Snow removal GL coverage ran a staggering 154% last year on Long Island and a more staggering 207% in NYC 5 boros. It is not uncommon to see a policy exclude coverage for NYC 5 boros because they just can't make a profit there. Long Island is not too bad IF it's underwriten properly. They would rather put their resources into insuring an ice cream store where the loss ratio is around 23%. Commercial auto (truck) insurance is trending similarly here so the rates go up especially with the big national carriers. I find, your best buy is using a smaller regional carrier as compared to a big national carrier. What happens in Kansas doesn't affect your NY rate.
Ben/Insurance


----------



## Sawboy (Dec 18, 2005)

Wow. You guys are getting clobbered over there for insurance. I'm almost embarrassed to say what I'm paying for two million in GL.


----------



## MajorDave (Feb 4, 2011)

Sawboy;1687944 said:


> Wow. You guys are getting clobbered over there for insurance. I'm almost embarrassed to say what I'm paying for two million in GL.

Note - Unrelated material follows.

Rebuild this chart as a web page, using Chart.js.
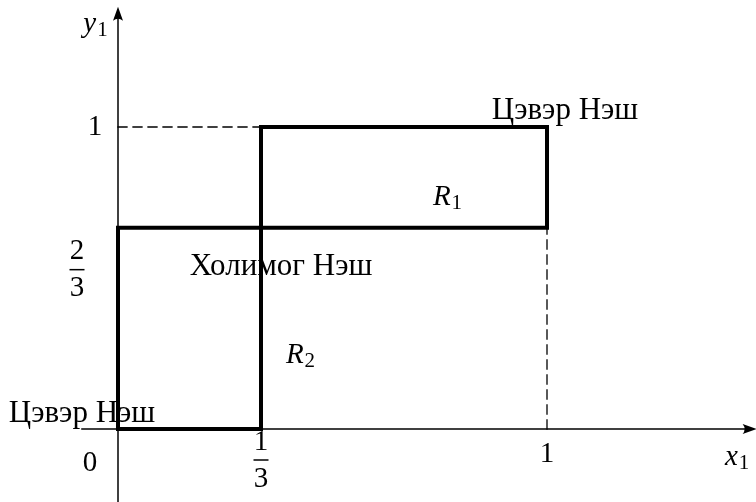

Go ahead - stick the knife in - tell me....! :crying:


----------



## MajorDave (Feb 4, 2011)

Sawboy;1687944 said:


> Wow. You guys are getting clobbered over there for insurance. I'm almost embarrassed to say what I'm paying for two million in GL.





Ben/Insurance;1687878 said:


> Major, insurance companies use a "loss ratio" to determine what the current and expected profitability is with a class of business. Remember, they are in businesss to make a profit. It's a little complicated, but a loss ratio of 100% means that for every dollar they take from you, they are paying one dollar in claims. Breaking even, maybe even losing money if their expenses are too high.
> Snow removal GL coverage ran a staggering 154% last year on Long Island and a more staggering 207% in NYC 5 boros. It is not uncommon to see a policy exclude coverage for NYC 5 boros because they just can't make a profit there. Long Island is not too bad IF it's underwriten properly. They would rather put their resources into insuring an ice cream store where the loss ratio is around 23%. Commercial auto (truck) insurance is trending similarly here so the rates go up especially with the big national carriers. I find, your best buy is using a smaller regional carrier as compared to a big national carrier. What happens in Kansas doesn't affect your NY rate.
> Ben/Insurance


Ben - It is - TOTALLY STAGGERING! And Kansas is looking better! So they are a negative 54% and 107% which means they have to make it up somehow - elsewhere. So imagine if I tracked this using Earned Value Management - the numbers would be insanely horrid! And it doesn't help that anyone will sue anyone for anything anymore!


----------